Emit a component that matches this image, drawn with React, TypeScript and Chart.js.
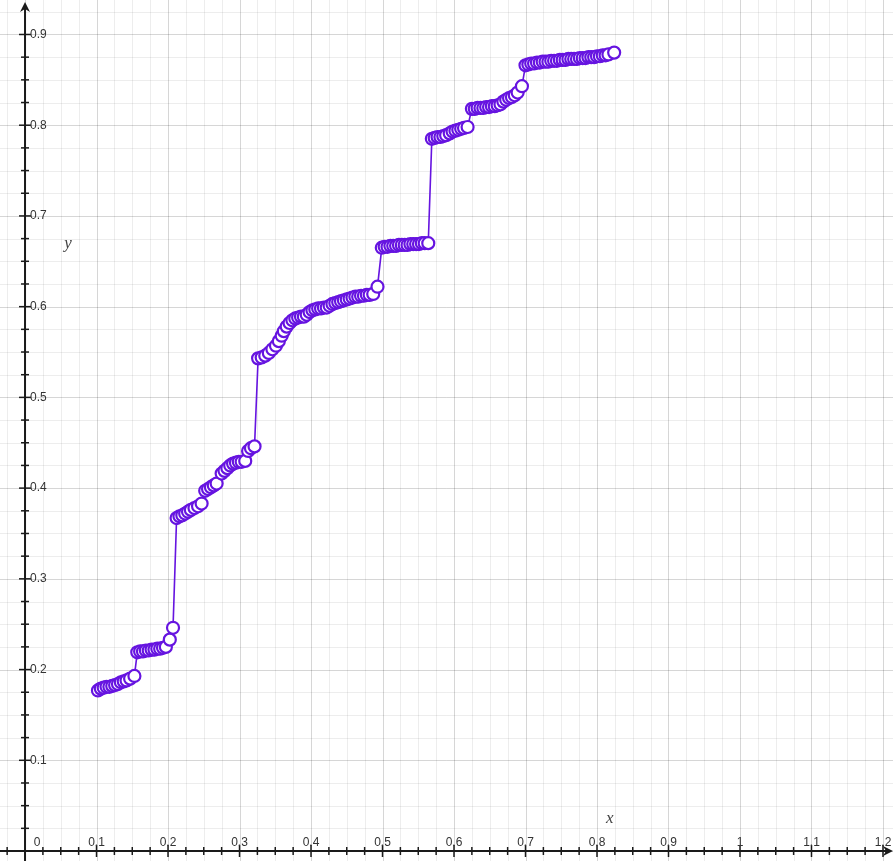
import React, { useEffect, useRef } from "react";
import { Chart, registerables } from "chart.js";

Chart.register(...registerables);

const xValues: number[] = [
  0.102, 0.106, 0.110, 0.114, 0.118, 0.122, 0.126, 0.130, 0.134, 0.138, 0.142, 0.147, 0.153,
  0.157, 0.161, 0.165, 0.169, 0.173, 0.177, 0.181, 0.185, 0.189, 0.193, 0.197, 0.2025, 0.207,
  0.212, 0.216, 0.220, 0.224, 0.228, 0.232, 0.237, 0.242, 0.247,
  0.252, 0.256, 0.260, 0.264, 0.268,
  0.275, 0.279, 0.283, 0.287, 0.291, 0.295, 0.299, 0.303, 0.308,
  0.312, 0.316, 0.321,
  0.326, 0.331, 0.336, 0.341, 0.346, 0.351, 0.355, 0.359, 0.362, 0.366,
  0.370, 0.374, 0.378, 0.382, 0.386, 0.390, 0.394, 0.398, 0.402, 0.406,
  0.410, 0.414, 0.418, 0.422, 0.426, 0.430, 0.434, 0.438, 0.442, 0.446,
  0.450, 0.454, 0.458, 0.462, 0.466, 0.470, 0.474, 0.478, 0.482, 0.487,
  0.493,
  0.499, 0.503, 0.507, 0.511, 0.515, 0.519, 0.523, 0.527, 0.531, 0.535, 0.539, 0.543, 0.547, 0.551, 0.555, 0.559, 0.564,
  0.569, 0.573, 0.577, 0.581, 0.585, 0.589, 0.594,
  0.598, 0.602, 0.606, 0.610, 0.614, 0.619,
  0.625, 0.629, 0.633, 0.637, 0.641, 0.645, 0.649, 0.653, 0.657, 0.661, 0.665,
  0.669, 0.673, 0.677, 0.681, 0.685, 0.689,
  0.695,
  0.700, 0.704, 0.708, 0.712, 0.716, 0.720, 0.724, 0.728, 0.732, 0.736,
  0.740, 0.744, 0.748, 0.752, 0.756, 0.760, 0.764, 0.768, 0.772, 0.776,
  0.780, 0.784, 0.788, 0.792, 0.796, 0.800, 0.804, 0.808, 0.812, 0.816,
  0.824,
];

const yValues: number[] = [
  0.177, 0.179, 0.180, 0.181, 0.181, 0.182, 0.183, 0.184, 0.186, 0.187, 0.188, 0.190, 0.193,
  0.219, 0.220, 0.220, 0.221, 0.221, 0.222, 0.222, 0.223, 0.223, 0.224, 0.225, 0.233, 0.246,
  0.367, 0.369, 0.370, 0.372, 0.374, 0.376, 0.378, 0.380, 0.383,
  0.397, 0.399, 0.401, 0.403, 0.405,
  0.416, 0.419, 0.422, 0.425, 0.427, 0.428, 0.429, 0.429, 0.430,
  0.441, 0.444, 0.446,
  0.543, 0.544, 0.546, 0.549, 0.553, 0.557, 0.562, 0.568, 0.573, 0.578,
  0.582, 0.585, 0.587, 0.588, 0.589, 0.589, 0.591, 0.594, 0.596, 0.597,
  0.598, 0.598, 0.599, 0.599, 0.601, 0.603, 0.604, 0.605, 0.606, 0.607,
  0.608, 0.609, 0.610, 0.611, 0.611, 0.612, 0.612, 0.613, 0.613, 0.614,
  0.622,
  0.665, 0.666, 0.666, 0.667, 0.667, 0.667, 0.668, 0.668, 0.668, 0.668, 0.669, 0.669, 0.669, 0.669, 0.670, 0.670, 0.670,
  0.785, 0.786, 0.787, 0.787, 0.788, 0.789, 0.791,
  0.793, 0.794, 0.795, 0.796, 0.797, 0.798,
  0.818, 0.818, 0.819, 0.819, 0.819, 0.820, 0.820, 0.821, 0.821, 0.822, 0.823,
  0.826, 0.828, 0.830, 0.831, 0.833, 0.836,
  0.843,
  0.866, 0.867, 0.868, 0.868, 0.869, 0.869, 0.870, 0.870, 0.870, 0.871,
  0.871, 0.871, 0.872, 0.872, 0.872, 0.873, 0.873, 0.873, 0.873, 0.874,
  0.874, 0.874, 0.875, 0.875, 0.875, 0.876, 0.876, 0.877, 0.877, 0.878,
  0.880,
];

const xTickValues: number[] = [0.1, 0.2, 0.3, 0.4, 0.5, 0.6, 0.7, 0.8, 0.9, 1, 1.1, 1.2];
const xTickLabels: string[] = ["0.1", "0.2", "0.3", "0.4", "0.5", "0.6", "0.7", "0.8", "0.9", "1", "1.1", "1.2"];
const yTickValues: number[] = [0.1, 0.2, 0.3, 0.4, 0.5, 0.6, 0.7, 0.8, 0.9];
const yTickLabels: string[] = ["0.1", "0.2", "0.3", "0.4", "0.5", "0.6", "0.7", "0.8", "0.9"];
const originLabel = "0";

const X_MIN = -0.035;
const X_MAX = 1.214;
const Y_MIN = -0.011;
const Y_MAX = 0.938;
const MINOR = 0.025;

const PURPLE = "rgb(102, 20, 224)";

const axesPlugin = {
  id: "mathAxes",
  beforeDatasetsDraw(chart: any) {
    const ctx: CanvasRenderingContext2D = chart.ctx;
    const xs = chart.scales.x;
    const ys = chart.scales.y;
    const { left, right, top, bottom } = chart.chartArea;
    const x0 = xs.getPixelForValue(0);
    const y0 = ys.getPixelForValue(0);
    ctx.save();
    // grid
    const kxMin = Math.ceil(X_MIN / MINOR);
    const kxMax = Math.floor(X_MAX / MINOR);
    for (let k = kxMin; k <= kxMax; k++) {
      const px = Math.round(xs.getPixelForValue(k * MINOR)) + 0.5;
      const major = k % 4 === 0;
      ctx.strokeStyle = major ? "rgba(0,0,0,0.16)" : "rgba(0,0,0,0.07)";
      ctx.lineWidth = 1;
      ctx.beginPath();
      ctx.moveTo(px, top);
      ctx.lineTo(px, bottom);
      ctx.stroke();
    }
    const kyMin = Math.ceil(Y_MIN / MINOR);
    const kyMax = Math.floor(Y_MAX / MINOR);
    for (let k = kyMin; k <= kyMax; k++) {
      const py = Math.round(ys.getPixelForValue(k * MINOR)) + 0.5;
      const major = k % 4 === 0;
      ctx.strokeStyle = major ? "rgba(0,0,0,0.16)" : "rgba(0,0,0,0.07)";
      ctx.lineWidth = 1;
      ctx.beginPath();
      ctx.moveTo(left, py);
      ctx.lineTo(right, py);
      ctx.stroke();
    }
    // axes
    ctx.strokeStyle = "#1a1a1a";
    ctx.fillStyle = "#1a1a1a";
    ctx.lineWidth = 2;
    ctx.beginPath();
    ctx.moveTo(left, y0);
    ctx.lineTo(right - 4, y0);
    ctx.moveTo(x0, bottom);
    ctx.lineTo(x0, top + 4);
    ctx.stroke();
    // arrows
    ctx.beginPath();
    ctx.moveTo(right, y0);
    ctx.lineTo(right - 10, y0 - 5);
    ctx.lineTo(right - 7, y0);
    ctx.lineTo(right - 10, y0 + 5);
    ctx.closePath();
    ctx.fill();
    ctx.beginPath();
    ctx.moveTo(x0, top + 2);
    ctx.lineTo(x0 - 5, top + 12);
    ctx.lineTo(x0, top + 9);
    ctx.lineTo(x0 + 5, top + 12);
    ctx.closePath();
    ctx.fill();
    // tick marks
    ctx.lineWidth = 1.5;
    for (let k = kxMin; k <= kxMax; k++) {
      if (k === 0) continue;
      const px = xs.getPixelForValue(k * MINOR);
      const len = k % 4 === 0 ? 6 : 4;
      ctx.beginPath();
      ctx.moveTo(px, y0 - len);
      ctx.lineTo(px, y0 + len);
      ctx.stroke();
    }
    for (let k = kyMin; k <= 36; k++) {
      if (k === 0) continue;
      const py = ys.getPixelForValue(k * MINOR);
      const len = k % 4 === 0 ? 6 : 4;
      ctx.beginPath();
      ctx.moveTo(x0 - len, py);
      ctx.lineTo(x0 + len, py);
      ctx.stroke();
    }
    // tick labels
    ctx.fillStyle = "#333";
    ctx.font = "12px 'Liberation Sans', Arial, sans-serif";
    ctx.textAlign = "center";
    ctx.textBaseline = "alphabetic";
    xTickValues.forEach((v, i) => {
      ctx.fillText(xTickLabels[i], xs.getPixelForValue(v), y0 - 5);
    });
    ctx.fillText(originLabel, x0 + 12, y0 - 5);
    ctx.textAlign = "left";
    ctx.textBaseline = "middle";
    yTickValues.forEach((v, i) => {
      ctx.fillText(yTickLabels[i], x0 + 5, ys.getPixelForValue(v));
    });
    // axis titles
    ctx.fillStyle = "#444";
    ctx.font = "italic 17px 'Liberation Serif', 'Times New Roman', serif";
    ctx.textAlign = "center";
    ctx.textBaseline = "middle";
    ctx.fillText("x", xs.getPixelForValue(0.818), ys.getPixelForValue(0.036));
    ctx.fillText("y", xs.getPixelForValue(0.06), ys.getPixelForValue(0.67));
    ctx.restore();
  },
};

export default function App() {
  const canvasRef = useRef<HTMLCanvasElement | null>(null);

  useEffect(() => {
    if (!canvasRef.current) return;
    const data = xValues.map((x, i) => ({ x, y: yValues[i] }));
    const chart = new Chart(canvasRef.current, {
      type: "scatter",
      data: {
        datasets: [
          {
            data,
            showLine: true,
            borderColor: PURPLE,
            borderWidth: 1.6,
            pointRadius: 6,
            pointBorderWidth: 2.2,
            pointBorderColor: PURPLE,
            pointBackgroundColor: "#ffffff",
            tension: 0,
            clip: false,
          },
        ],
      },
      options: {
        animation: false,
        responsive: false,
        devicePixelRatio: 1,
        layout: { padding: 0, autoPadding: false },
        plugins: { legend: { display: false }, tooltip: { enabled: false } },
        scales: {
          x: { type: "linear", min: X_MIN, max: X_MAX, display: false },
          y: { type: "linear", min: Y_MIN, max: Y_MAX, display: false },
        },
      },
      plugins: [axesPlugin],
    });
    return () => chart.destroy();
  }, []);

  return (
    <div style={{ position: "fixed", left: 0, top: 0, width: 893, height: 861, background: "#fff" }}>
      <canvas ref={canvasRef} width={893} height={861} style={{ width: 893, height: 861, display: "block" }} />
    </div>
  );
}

━━━━━━━━

**GIVEN PROBLEM**
Give again, word for word, every line from the top of the data through the line with "Chart.register(...registerables);", both ends included, and exclude the pictures.

**THE COMPLETED TASK**
Emit a component that matches this image, drawn with React, TypeScript and Chart.js.
import React, { useEffect, useRef } from "react";
import { Chart, registerables } from "chart.js";

Chart.register(...registerables);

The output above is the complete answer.